Growth beats value in below-average economic growth environments
The chart shows the FTSE NAREIT All Equity REITs Index’s drawdowns and 12-month returns after the drawdowns for the following periods: period 1 from 7/31/1987 to 10/31/1987 had -17.9% drawdown and 21.0% rebound in returns, period 2 from 7/31/1989 to 10/31/1990 had -23.9% drawdown and 36.0% rebound in returns, period 3 from 12/31/1997 to 11/30/1999 had -23.7% drawdown and 21.8% rebound in returns, period 4 from 1/31/2007 to 2/28/2009 had -68.3% drawdown and 95.2% rebound in returns, period 5 from 1/31/2020 to 3/31/2020 had -24.2% drawdown and 34.2% rebound in returns, the average periods from 1 to 5 had -31.6% drawdown and 41.6% rebound in returns, and the current period from 12/31/2021 to 9/30/2023 had -29.2% drawdown and 0.0% rebound in returns.
Strong REIT rebounds historically followed large drawdowns
Private real estate has a long history of strong risk-adjusted returns
The chart shows the 20-year annualized standard deviations and 20-year annualized returns for private real estate (8.1% volatility and 8.4% return), stocks (19.3% volatility and 9.8% return), bonds (4.0% volatility and 3.1% return) , and public REITs (29.7% volatility and 9.4% return) as of December 31, 2022. It also states that private real estate has provided less volatility than public REITs, which have delivered stronger returns. Private real estate has provided 86% of the return of stocks with 42% of the volatility.
Private credit has delivered consistently stronger yields and returns versus related public markets
The chart shows annual returns and yields for private credit, leveraged loans, and high yield bonds from 2016 to 2022 and YTD through September 30, 2023. Yields and returns for private credit have been stronger than those of leveraged loans and high yield during these time periods.
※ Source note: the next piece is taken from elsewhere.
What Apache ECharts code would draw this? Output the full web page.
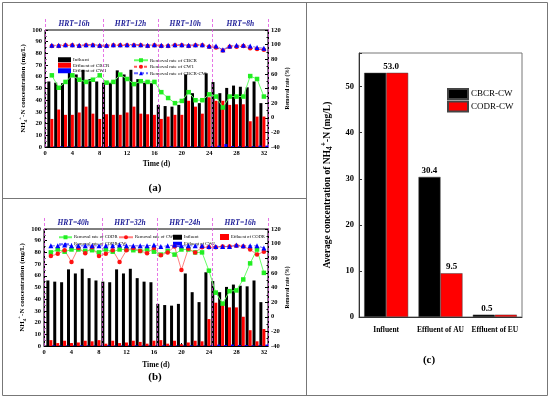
<!DOCTYPE html>
<html><head><meta charset="utf-8">
<script src="https://cdn.jsdelivr.net/npm/echarts@6/dist/echarts.min.js"></script>
<style>html,body{margin:0;padding:0;background:#fff}#c{width:550px;height:398px}</style>
</head><body><div id="c"></div>
<script>
// ---------- data ----------
const days = [1,2,3,4,5,6,7,8,9,10,11,12,13,14,15,16,17,18,19,20,21,22,23,24,25,26,27,28,29,30,31,32];
const influent = [56,55,54.5,65.5,62,66,58,56,55,54.5,65.5,62,66,58,55,54.5,36,35,34.5,36,62,46,37.5,63,55.5,46,50.5,52.5,51.5,51,56,37.5];
// panel (a)
const effCBCR = [24,32,27.5,27.5,29.5,34.5,28.5,24,28,27.5,27.5,29.5,34.5,28.5,28,27.5,24,26,27.5,27.5,39.5,34.5,28.5,42.5,39.5,39.5,36,36.5,36.5,22,26,26];
const effCW1 = [0.3,0.5,0.3,0.3,0.3,0.3,0.3,0.3,0.5,0.3,0.3,0.3,0.3,0.3,0.3,0.3,0.3,0.5,0.3,0.3,0.3,0.3,0.3,0.8,1.2,2.5,0.8,0.6,0.5,0.6,1.2,1.2];
const remCBCR = [58,41,49,58,52,49,52,58,48,49,59,53,46,50,49,49,35,27,20,23,35,24,24,32,29,14,29,29,29,57,53,29];
const remCW1 = [98,98,99,99,98,99,99,98,98,99,99,99,99,99,98,99,98,98,99,99,98,99,99,97,96,92,97,97,98,95,94,93];
const remCBCRCW = [99,99,100,100,99,100,100,99,99,100,100,100,100,100,99,100,99,99,100,100,99,100,100,98,98,93,98,99,99,98,96,95];
// panel (b)
const effCODR = [5,2.5,4.5,2.5,3,4.5,4,5,2,4.5,2.5,3,4.5,3.5,2,4.5,5,2,4.5,1.5,3,4.5,4,23,37,37,33,33,25,13.5,4,14.5];
const effCW2 = [0.5,0.3,0.3,0.3,0.5,0.3,0.3,0.3,0.5,0.3,0.3,0.3,0.5,0.3,0.3,0.3,0.5,0.3,0.3,0.3,0.5,0.3,0.3,0.5,1.2,0.8,1.2,0.8,0.8,0.5,0.5,1.2];
const remCODR = [88,92,89,92,92,90,91,88,92,89,92,92,91,90,92,89,85,90,85,92,92,88,88,63,33,18,35,36,51,73,92,60];
const remCW2 = [83,86,91,75,94,87,95,83,86,91,75,91,94,90,87,94,84,88,96,64,93,88,95,95,95,96,96,97,96,92,85,89];
const remCODRCW = [97,97,98,97,97,97,97,97,97,97,98,97,97,97,97,98,96,97,98,97,97,97,97,96,96,96,96,98,97,97,97,94];
// HRT phases
const hrtBounds = [0, 8.5, 16.5, 24.5, 32.6];
const hrtA = ['HRT=16h','HRT=12h','HRT=10h','HRT=8h'];
const hrtB = ['HRT=40h','HRT=32h','HRT=24h','HRT=16h'];
// panel (c)
const catsC = ['Influent','Effluent of AU','Effluent of EU'];
const avgCBCR = [53.0, 30.4, 0.5];
const avgCODR = [53.0, 9.5, 0.5];
const xTicks = [0,4,8,12,16,20,24,28,32];

// ---------- helpers ----------
const F = 'Liberation Serif';
const pairs = arr => days.map((d,i)=>[d, arr[i]]);
const nhRich = (fs) => ({
  t:{fontFamily:F,fontSize:fs,fontWeight:'bold',color:'#000',lineHeight:fs+4},
  sub:{fontFamily:F,fontSize:fs-2,fontWeight:'bold',color:'#000',verticalAlign:'bottom',lineHeight:fs+4,padding:[3,0,0,0]},
  sup:{fontFamily:F,fontSize:fs-2,fontWeight:'bold',color:'#000',verticalAlign:'top',lineHeight:fs+4,padding:[0,0,4,0]}
});
function xAB(g){
  return {type:'value',gridIndex:g,min:0,max:32.6,interval:4,
    axisLine:{show:true,onZero:false,lineStyle:{color:'#000',width:1}},
    axisTick:{show:true,inside:true,length:3,lineStyle:{color:'#000'}},
    minorTick:{show:true,splitNumber:2,length:1.5,lineStyle:{color:'#000'}},
    splitLine:{show:false},
    axisLabel:{fontFamily:F,fontSize:6.5,fontWeight:'bold',color:'#000',margin:3,
      formatter:v=> xTicks.indexOf(v)>=0 ? String(v) : ''},
    name:'Time (d)',nameLocation:'middle',nameGap:g===0?13:15,
    nameTextStyle:{fontFamily:F,fontSize:7.5,fontWeight:'bold',color:'#000'}};
}
function yLeft(g){
  return {type:'value',gridIndex:g,min:0,max:100,interval:10,position:'left',
    axisLine:{show:true,lineStyle:{color:'#000'}},
    axisTick:{show:true,inside:true,length:3,lineStyle:{color:'#000'}},
    minorTick:{show:true,splitNumber:2,length:1.5,lineStyle:{color:'#000'}},
    splitLine:{show:false},
    axisLabel:{fontFamily:F,fontSize:6.5,fontWeight:'bold',color:'#000',margin:3},
    name:'{t|NH}{sub|4}{sup|+}{t|-N concentration (mg/L)}',nameLocation:'middle',nameGap:16,nameRotate:90,
    nameTextStyle:{rich:nhRich(7)}};
}
function yRight(g){
  return {type:'value',gridIndex:g,min:-40,max:120,interval:20,position:'right',
    axisLine:{show:true,lineStyle:{color:'#000'}},
    axisTick:{show:true,inside:true,length:3,lineStyle:{color:'#000'}},
    minorTick:{show:true,splitNumber:2,length:1.5,lineStyle:{color:'#000'}},
    splitLine:{show:false},
    axisLabel:{fontFamily:F,fontSize:6.5,fontWeight:'bold',color:'#000',margin:3},
    name:'Removal rate (%)',nameLocation:'middle',nameGap:16,nameRotate:90,
    nameTextStyle:{fontFamily:F,fontSize:5.5,fontWeight:'bold',color:'#000'}};
}
function barS(name,arr,color,x,y){
  return {type:'bar',name,xAxisIndex:x,yAxisIndex:y,data:pairs(arr),barWidth:3,barGap:'0%',
    itemStyle:{color},emphasis:{disabled:true}};
}
function lineS(name,arr,x,y,lineColor,symColor,symbol,size,dash){
  return {type:'line',name,xAxisIndex:x,yAxisIndex:y,data:pairs(arr),symbol,symbolSize:size,
    lineStyle:{color:lineColor,width:1,type:dash||'solid'},itemStyle:{color:symColor},z:5};
}
function overlay(x,y,labels){
  return {type:'line',name:'_ov'+x,xAxisIndex:x,yAxisIndex:y,data:[],silent:true,
    markLine:{silent:true,symbol:['none','none'],label:{show:false},
      lineStyle:{type:[3,2],color:'#e050e0',width:0.8},
      data:hrtBounds.map(v=>({xAxis:v}))},
    markArea:{silent:true,itemStyle:{color:'rgba(0,0,0,0)'},
      label:{show:true,position:'insideTop',distance:2.5,color:'#23239a',fontFamily:F,fontStyle:'italic',fontWeight:'bold',fontSize:7.5},
      data:labels.map((t,i)=>[{xAxis:hrtBounds[i],name:t},{xAxis:hrtBounds[i+1]}])}};
}
const legA = {fontFamily:F,fontSize:5,color:'#000',lineHeight:5.5,padding:[0,0,0,-3]};
const legB = {fontFamily:F,fontSize:4.6,color:'#000',lineHeight:5.5,padding:[0,0,0,-3]};

const chart = echarts.init(document.getElementById('c'),null,{renderer:'canvas'});
chart.setOption({
  animation:false,
  backgroundColor:'#fff',
  grid:[
    {left:45,top:30,width:223,height:117,show:true,borderColor:'#000',borderWidth:1},
    {left:44,top:229,width:224,height:117,show:true,borderColor:'#000',borderWidth:1},
    {left:359,top:53,width:163,height:264,show:true,borderColor:'#777',borderWidth:1},
    {left:45,top:18,width:223,height:129},
    {left:44,top:217,width:224,height:129}
  ],
  xAxis:[
    xAB(0), xAB(1),
    {type:'category',gridIndex:2,data:catsC,
      axisLine:{lineStyle:{color:'#333'}},axisTick:{show:false},
      axisLabel:{interval:0,fontFamily:F,fontSize:7.5,fontWeight:'bold',color:'#000',margin:9}},
    {type:'value',gridIndex:3,min:0,max:32.6,show:false},
    {type:'value',gridIndex:4,min:0,max:32.6,show:false}
  ],
  yAxis:[
    yLeft(0), yRight(0), yLeft(1), yRight(1),
    {type:'value',gridIndex:2,min:0,max:57.3,interval:10,
      axisLine:{show:true,lineStyle:{color:'#333'}},
      axisTick:{show:true,inside:true,length:3,lineStyle:{color:'#333'}},
      splitLine:{show:false},
      axisLabel:{fontFamily:F,fontSize:8.5,fontWeight:'bold',color:'#000',margin:5,
        formatter:v=> v%10===0 ? String(v) : ''},
      name:'{t|Average concentration of NH}{sub|4}{sup|+}{t|-N (mg/L)}',nameLocation:'middle',nameGap:25,nameRotate:90,
      nameTextStyle:{rich:nhRich(9.5)}},
    {type:'value',gridIndex:3,min:0,max:1,show:false},
    {type:'value',gridIndex:4,min:0,max:1,show:false}
  ],
  legend:[
    {orient:'vertical',left:53,top:52,itemWidth:13,itemHeight:5,itemGap:0,icon:'rect',selectedMode:false,
      textStyle:legA,data:['Influent','Effluent of CBCR','Effluent of CW1']},
    {orient:'vertical',left:128,top:52.5,itemWidth:14,itemHeight:5,itemGap:1,selectedMode:false,
      textStyle:legA,data:['Removal rate of CBCR','Removal rate of CW1','Removal rate of CBCR-CW']},
    {orient:'vertical',left:53,top:229.5,itemWidth:13,itemHeight:5,itemGap:1.5,selectedMode:false,
      textStyle:legB,data:['Removal rate of CODR','Removal rate of CODR-CW']},
    {orient:'vertical',left:113,top:229.5,itemWidth:14,itemHeight:5,itemGap:1,selectedMode:false,
      textStyle:legB,data:['Removal rate of CW2']},
    {orient:'vertical',left:168,top:229.5,itemWidth:9,itemHeight:5,itemGap:1.5,icon:'rect',selectedMode:false,
      textStyle:legB,data:['Influent','Effluent of CW2']},
    {orient:'vertical',left:215,top:229,itemWidth:9,itemHeight:6,itemGap:1,icon:'rect',selectedMode:false,
      textStyle:legB,data:['Effluent of CODR']},
    {orient:'vertical',left:442,top:83,itemWidth:20,itemHeight:10,itemGap:0.5,icon:'rect',selectedMode:false,
      textStyle:{fontFamily:F,fontSize:9,color:'#000',lineHeight:10.5,padding:[0,0,0,-2]},data:['CBCR-CW','CODR-CW']}
  ],
  series:[
    // (a)
    barS('Influent',influent,'#000',0,0),
    barS('Effluent of CBCR',effCBCR,'#ff0000',0,0),
    barS('Effluent of CW1',effCW1,'#0000ff',0,0),
    lineS('Removal rate of CBCR',remCBCR,0,1,'#66ff66','#22ee22','rect',4.5),
    lineS('Removal rate of CW1',remCW1,0,1,'#ff5555','#ff1111','circle',4.5,[3,2]),
    lineS('Removal rate of CBCR-CW',remCBCRCW,0,1,'#6666ff','#0000ff','triangle',5,[4,2]),
    // (b)
    barS('Influent',influent,'#000',1,2),
    barS('Effluent of CODR',effCODR,'#ff0000',1,2),
    barS('Effluent of CW2',effCW2,'#0000ff',1,2),
    lineS('Removal rate of CODR',remCODR,1,3,'#66ff66','#22ee22','rect',4.5),
    lineS('Removal rate of CW2',remCW2,1,3,'#ff8080','#ff1111','circle',4.5),
    lineS('Removal rate of CODR-CW',remCODRCW,1,3,'#6666ff','#0000ff','triangle',5,[4,2]),
    // overlays (HRT dividers/labels)
    overlay(3,5,hrtA),
    overlay(4,6,hrtB),
    // (c)
    {type:'bar',name:'CBCR-CW',xAxisIndex:2,yAxisIndex:4,barGap:'0%',barCategoryGap:'19%',
      itemStyle:{color:'#000',borderColor:'#444',borderWidth:0.5},
      data:avgCBCR.map((v,i)=>({value:v,label:{show:i>0,offset:i===2?[3,0]:[0,0]}})),
      label:{position:'top',distance:2,fontFamily:F,fontSize:9,fontWeight:'bold',color:'#000',formatter:p=>p.value.toFixed(1)}},
    {type:'bar',name:'CODR-CW',xAxisIndex:2,yAxisIndex:4,barGap:'0%',barCategoryGap:'19%',
      itemStyle:{color:'#ff0000',borderColor:'#444',borderWidth:0.5},
      data:avgCODR.map((v,i)=>({value:v,label:{show:i<2,offset:i===0?[-6,0]:[0,0]}})),
      label:{position:'top',distance:2,fontFamily:F,fontSize:9,fontWeight:'bold',color:'#000',formatter:p=>p.value.toFixed(1)}}
  ],
  graphic:[
    {type:'rect',shape:{x:2.5,y:2.5,width:545,height:393},style:{fill:'none',stroke:'#777',lineWidth:1},silent:true},
    {type:'line',shape:{x1:306.5,y1:2.5,x2:306.5,y2:395.5},style:{stroke:'#777',lineWidth:1},silent:true},
    {type:'line',shape:{x1:2.5,y1:198.5,x2:306.5,y2:198.5},style:{stroke:'#777',lineWidth:1},silent:true},
    {type:'text',x:155,y:188,style:{text:'(a)',font:'bold 11px "Liberation Serif"',fill:'#000',textAlign:'center',textVerticalAlign:'middle'}},
    {type:'text',x:155,y:377,style:{text:'(b)',font:'bold 11px "Liberation Serif"',fill:'#000',textAlign:'center',textVerticalAlign:'middle'}},
    {type:'text',x:429,y:360,style:{text:'(c)',font:'bold 11px "Liberation Serif"',fill:'#000',textAlign:'center',textVerticalAlign:'middle'}}
  ]
});
</script></body></html>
2023 sector returns and drawdowns
The chart shows the YTD returns and maximum drawdowns for the S&P 500 Index (19.0% return and -10.3% drawdown) and its sectors, including Information Technology (50.7% return and -11.5% drawdown), Communication Services (47.3% return and -13.3% drawdown), Consumer Discretionary (33.0% return and -16.0% drawdown), Industrials (8.6% return and -12.9% drawdown), Materials (5.6% return and -13.1% drawdown), Financials (4.5% return and -16.5% drawdown), Real Estate (0.3% return and -23.2% drawdown), Health Care (-3.7% return and -9.7% drawdown), Consumer Staples (-4.5% return and -13.4% drawdown), Energy (-4.6% return and -18.2% drawdown), and Utilities (-11.7% return and -22.2% drawdown) through November 30, 2023.
Asset class returns in different inflationary environments
The chart shows annualized average monthly returns from January 1991 to December 2022 for cash, aggregate bonds, stocks, commodities, and REITs during the lower inflation periods and higher inflation periods. Cash had 2.6% returns during lower inflation periods and 2.2% returns in higher inflation periods. Aggregate bonds had 5.8% returns during lower inflation periods and 1.2% returns in higher inflation periods. Stocks had 11.4% returns during lower inflation periods and 12.2% returns during higher inflation periods. Commodities had 1.3% returns during lower inflation periods and 18.5% returns during higher inflation periods. REITs had 11.8% returns during lower inflation periods and 17.0% returns during higher inflation periods.